§ **TASK INPUT**
----------------

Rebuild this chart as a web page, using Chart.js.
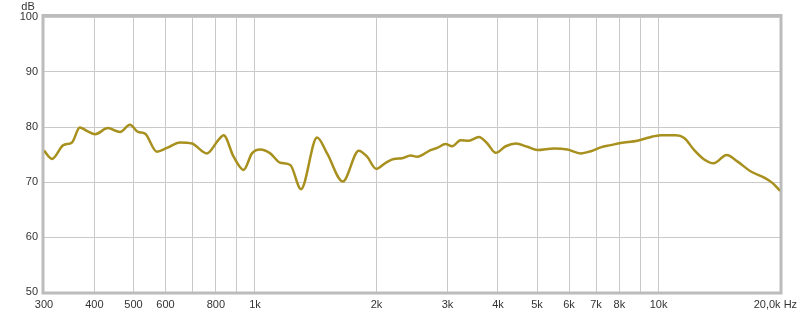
<!DOCTYPE html>
<html>
<head>
<meta charset="utf-8">
<script src="https://cdn.jsdelivr.net/npm/chart.js@4/dist/chart.umd.min.js"></script>
<style>
html,body{margin:0;padding:0;background:#fff;}
#wrap{width:800px;height:315px;position:relative;}
</style>
</head>
<body>
<div id="wrap"><canvas id="c" width="800" height="315"></canvas></div>
<script>
// Frequency (Hz) of each sampled point
const freqs = [300,314,335,352,368,383,402,432,463,490,513,534,571,605,652,698,760,811,836,885,937,983,1031,1091,1155,1223,1300,1425,1509,1650,1808,1896,1996,2100,2208,2316,2428,2523,2723,2828,2966,3081,3231,3387,3588,3765,3949,4180,4426,4731,5010,5508,5946,6415,6790,7190,7613,8061,8867,9478,10134,11040,11578,12260,12976,13692,14751,15706,16940,18285,19180,20000];
// Level (dB) at each frequency
const levels = [75.7,74.2,76.7,77.2,79.9,79.3,78.7,79.8,79.1,80.4,79.1,78.8,75.5,76.2,77.2,77.0,75.2,77.6,78.5,74.6,72.2,75.2,75.9,75.2,73.5,73.1,68.7,78.1,75.2,70.1,75.7,74.6,72.4,73.4,74.2,74.3,74.8,74.6,75.8,76.2,76.9,76.5,77.6,77.5,78.2,77.0,75.3,76.5,77.0,76.4,75.8,76.1,75.9,75.2,75.6,76.3,76.7,77.1,77.5,78.1,78.5,78.5,78.0,75.8,74.1,73.4,74.9,73.7,71.9,70.8,69.8,68.4];
// X-axis tick positions and their labels
const xTickValues = [300,400,500,600,700,800,900,1000,2000,3000,4000,5000,6000,7000,8000,9000,10000,20000];
const xTickLabels = ["300","400","500","600","","800","","1k","2k","3k","4k","5k","6k","7k","8k","","10k","20,0k Hz\u00a0\u00a0\u00a0"];
// Y-axis range
const yMin = 50, yMax = 100, yStep = 10;
const yUnit = "dB";

const FONT = {family: "'Liberation Sans', Arial, sans-serif", size: 11};

const framePlugin = {
  id: 'frame',
  beforeDatasetsDraw(chart) {
    const {ctx, chartArea: a} = chart;
    ctx.save();
    ctx.strokeStyle = '#bcbcbc';
    ctx.lineWidth = 3;
    ctx.strokeRect(a.left - 1, a.top - 1.5, a.right - a.left + 2, a.bottom - a.top + 2.5);
    ctx.restore();
  },
  afterDraw(chart) {
    const {ctx, chartArea: a} = chart;
    ctx.save();
    ctx.fillStyle = '#333';
    ctx.font = "11px 'Liberation Sans', Arial, sans-serif";
    ctx.textAlign = 'center';
    ctx.textBaseline = 'middle';
    ctx.fillText(yUnit, 28, 7);
    ctx.restore();
  }
};

new Chart(document.getElementById('c'), {
  type: 'line',
  data: {
    datasets: [{
      data: freqs.map((f, i) => ({x: f, y: levels[i]})),
      borderColor: '#a8901e',
      borderWidth: 2.5,
      pointRadius: 0,
      cubicInterpolationMode: 'monotone',
      fill: false
    }]
  },
  options: {
    responsive: false,
    animation: false,
    events: [],
    layout: {padding: {top: 17, right: 20, left: 0, bottom: 0}},
    plugins: {legend: {display: false}, tooltip: {enabled: false}},
    scales: {
      x: {
        type: 'logarithmic',
        min: 300,
        max: 20000,
        afterBuildTicks(scale) { scale.ticks = xTickValues.map(v => ({value: v})); },
        afterFit(scale) { scale.height = 23; scale.paddingLeft = 0; scale.paddingRight = 0; },
        border: {display: false},
        grid: {
          color: ctx => (ctx.tick && (ctx.tick.value === 300 || ctx.tick.value === 20000)) ? 'rgba(0,0,0,0)' : '#c9c9c9',
          lineWidth: 1,
          drawTicks: false
        },
        ticks: {
          autoSkip: false,
          maxRotation: 0,
          padding: 6,
          color: '#333',
          font: FONT,
          callback: (v, i) => xTickLabels[i]
        }
      },
      y: {
        min: yMin,
        max: yMax,
        afterFit(scale) { scale.width = 44; scale.paddingTop = 0; scale.paddingBottom = 0; },
        border: {display: false},
        grid: {color: '#c9c9c9', lineWidth: 1, drawTicks: false},
        ticks: {stepSize: yStep, padding: 6, color: '#333', font: FONT}
      }
    }
  },
  plugins: [framePlugin]
});
</script>
</body>
</html>
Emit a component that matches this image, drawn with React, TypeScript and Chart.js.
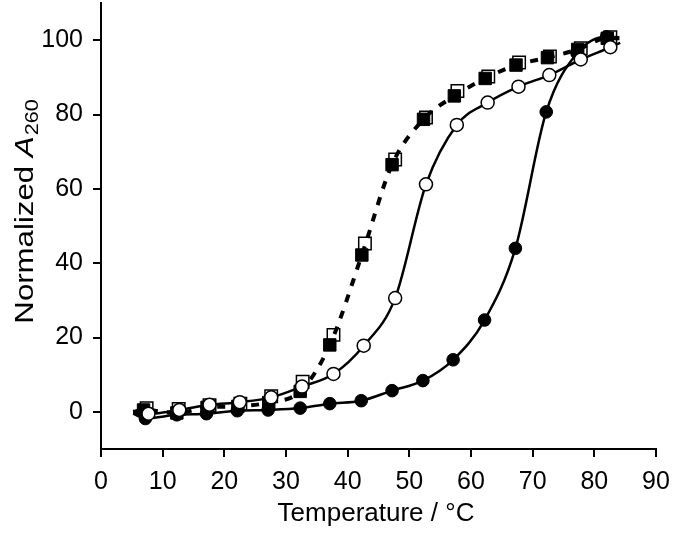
import React, { useEffect, useRef } from 'react';
import { Chart, registerables } from 'chart.js';

Chart.register(...registerables);

// Filled circles (solid line)
const filledCircleX = [7.2, 12.3, 17.1, 22.1, 27.1, 32.3, 37.1, 42.2, 47.2, 52.2, 57.1, 62.2, 67.2, 72.2, 77.2, 82.0];
const filledCircleY = [-1.8, -0.8, -0.5, 0.3, 0.5, 1.0, 2.2, 3.0, 5.7, 8.4, 14.0, 24.7, 44.0, 80.7, 96.5, 100.9];
const filledCircleEnds = [[5.2, -0.5], [84.0, 100.8]];

// Open circles (solid line)
const openCircleX = [7.7, 12.7, 17.6, 22.5, 27.6, 32.6, 37.7, 42.6, 47.7, 52.7, 57.7, 62.7, 67.7, 72.7, 77.8, 82.6];
const openCircleY = [-0.5, 0.5, 1.9, 2.6, 3.9, 6.8, 10.2, 17.8, 30.6, 61.2, 77.2, 83.2, 87.5, 90.6, 94.8, 98.1];
const openCircleEnds = [[5.2, -0.3], [84.2, 99.3]];

// Filled squares (dashed line)
const filledSquareX = [6.9, 12.3, 17.2, 22.2, 27.2, 32.3, 37.1, 42.3, 47.2, 52.3, 57.3, 62.3, 67.3, 72.4, 77.3, 82.1];
const filledSquareY = [0.5, -0.3, 1.2, 1.5, 2.5, 5.5, 18.0, 42.2, 66.5, 78.7, 85.0, 89.7, 93.3, 95.3, 97.5, 100.5];
const filledSquareEnds = [[5.2, 0.0], [85.0, 100.5]];

// Open squares (no own line)
const openSquareX = [7.4, 12.6, 17.6, 22.6, 27.6, 32.7, 37.7, 42.8, 47.7, 52.7, 57.8, 62.8, 67.8, 72.8, 77.8, 82.6];
const openSquareY = [1.0, 0.8, 1.8, 2.2, 4.2, 8.1, 20.7, 45.3, 67.9, 79.2, 86.3, 90.2, 94.0, 95.6, 97.8, 100.8];

const xTicks = [0, 10, 20, 30, 40, 50, 60, 70, 80, 90];
const yTicks = [0, 20, 40, 60, 80, 100];

const FONT = '"Liberation Sans", Arial, Helvetica, sans-serif';

function withEnds(xs: number[], ys: number[], ends?: number[][]) {
  const pts = xs.map((x, i) => ({ x, y: ys[i] }));
  if (!ends) return pts;
  return [{ x: ends[0][0], y: ends[0][1] }, ...pts, { x: ends[1][0], y: ends[1][1] }];
}

const titlesPlugin = {
  id: 'titles',
  afterDraw(chart: any) {
    const ctx = chart.ctx as CanvasRenderingContext2D;
    ctx.save();
    ctx.fillStyle = '#000';
    // x title
    ctx.font = `26px ${FONT}`;
    ctx.textAlign = 'center';
    ctx.textBaseline = 'alphabetic';
    ctx.fillText('Temperature / °C', 376, 521);
    // y title
    ctx.translate(33, 212);
    ctx.rotate(-Math.PI / 2);
    ctx.scale(1.2, 1);
    ctx.textAlign = 'left';
    const f1 = `26px ${FONT}`;
    const f2 = `italic 26px ${FONT}`;
    const f3 = `18px ${FONT}`;
    ctx.font = f1;
    const w1 = ctx.measureText('Normalized ').width;
    ctx.font = f2;
    const w2 = ctx.measureText('A').width;
    ctx.font = f3;
    const w3 = ctx.measureText('260').width;
    let x = -(w1 + w2 + w3) / 2;
    ctx.font = f1;
    ctx.fillText('Normalized ', x, 0);
    x += w1;
    ctx.font = f2;
    ctx.fillText('A', x, 0);
    x += w2 + 1;
    ctx.font = f3;
    ctx.fillText('260', x, 5);
    ctx.restore();
  },
};

export default function App() {
  const ref = useRef<HTMLCanvasElement | null>(null);
  useEffect(() => {
    document.body.style.margin = '0';
    const canvas = ref.current;
    if (!canvas) return;
    const endRadius = (r: number) => (c: any) =>
      c.dataIndex === 0 || c.dataIndex === c.dataset.data.length - 1 ? 0 : r;
    const chart = new Chart(canvas, {
      type: 'scatter',
      data: {
        datasets: [
          {
            data: withEnds(openCircleX, openCircleY, openCircleEnds),
            showLine: true,
            borderColor: '#000',
            borderWidth: 2.5,
            cubicInterpolationMode: 'monotone',
            pointStyle: 'circle',
            pointRadius: endRadius(6.5),
            pointBackgroundColor: '#fff',
            pointBorderColor: '#000',
            pointBorderWidth: 1.5,
            order: 1,
          },
          {
            data: withEnds(filledCircleX, filledCircleY, filledCircleEnds),
            showLine: true,
            borderColor: '#000',
            borderWidth: 2.5,
            cubicInterpolationMode: 'monotone',
            pointStyle: 'circle',
            pointRadius: endRadius(6.3),
            pointBackgroundColor: '#000',
            pointBorderColor: '#000',
            pointBorderWidth: 1,
            order: 2,
          },
          {
            data: withEnds(filledSquareX, filledSquareY, filledSquareEnds),
            showLine: true,
            borderColor: '#000',
            borderWidth: 4,
            borderDash: [8, 9],
            cubicInterpolationMode: 'monotone',
            pointStyle: 'rect',
            pointRadius: endRadius(8.8),
            pointBackgroundColor: '#000',
            pointBorderColor: '#000',
            pointBorderWidth: 1,
            order: 3,
          },
          {
            data: withEnds(openSquareX, openSquareY),
            showLine: false,
            pointStyle: 'rect',
            pointRadius: 8.8,
            pointBackgroundColor: '#fff',
            pointBorderColor: '#000',
            pointBorderWidth: 1.5,
            order: 4,
          },
        ],
      },
      options: {
        responsive: false,
        animation: false,
        events: [],
        layout: { autoPadding: false, padding: { top: 3, right: 23, left: 0, bottom: 0 } },
        plugins: { legend: { display: false }, tooltip: { enabled: false } },
        scales: {
          x: {
            type: 'linear',
            min: 0,
            max: 90,
            afterBuildTicks: (s: any) => {
              s.ticks = xTicks.map((v) => ({ value: v }));
            },
            afterFit: (s: any) => {
              s.height = 87;
              s.paddingLeft = 0;
              s.paddingRight = 0;
            },
            grid: { drawOnChartArea: false, drawTicks: true, tickLength: 8, color: '#000', lineWidth: 2 },
            border: { display: true, color: '#000', width: 2 },
            ticks: { color: '#000', font: { family: FONT, size: 25 }, padding: 10, maxRotation: 0, autoSkip: false },
          },
          y: {
            type: 'linear',
            min: -10,
            max: 110,
            afterBuildTicks: (s: any) => {
              s.ticks = yTicks.map((v) => ({ value: v }));
            },
            afterFit: (s: any) => {
              s.width = 101;
              s.paddingTop = 0;
              s.paddingBottom = 0;
            },
            grid: { drawOnChartArea: false, drawTicks: true, tickLength: 8, color: '#000', lineWidth: 2 },
            border: { display: true, color: '#000', width: 2 },
            ticks: { color: '#000', font: { family: FONT, size: 25 }, padding: 10, autoSkip: false },
          },
        },
      },
      plugins: [titlesPlugin],
    } as any);
    return () => chart.destroy();
  }, []);
  return (
    <div style={{ width: 679, height: 536 }}>
      <canvas ref={ref} width={679} height={536} />
    </div>
  );
}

----------------

§ **WHAT YOU ARE ASKED TO DO**
Take out nothing but the lines from the one containing "Emit a component" to the one containing "const filledCircleEnds = [[5.2, -0.5], [84.0, 100.8]];", inclusive, retyped exactly. Drop the pictures.

§ **SOLVED EXERCISE**
Emit a component that matches this image, drawn with React, TypeScript and Chart.js.
import React, { useEffect, useRef } from 'react';
import { Chart, registerables } from 'chart.js';

Chart.register(...registerables);

// Filled circles (solid line)
const filledCircleX = [7.2, 12.3, 17.1, 22.1, 27.1, 32.3, 37.1, 42.2, 47.2, 52.2, 57.1, 62.2, 67.2, 72.2, 77.2, 82.0];
const filledCircleY = [-1.8, -0.8, -0.5, 0.3, 0.5, 1.0, 2.2, 3.0, 5.7, 8.4, 14.0, 24.7, 44.0, 80.7, 96.5, 100.9];
const filledCircleEnds = [[5.2, -0.5], [84.0, 100.8]];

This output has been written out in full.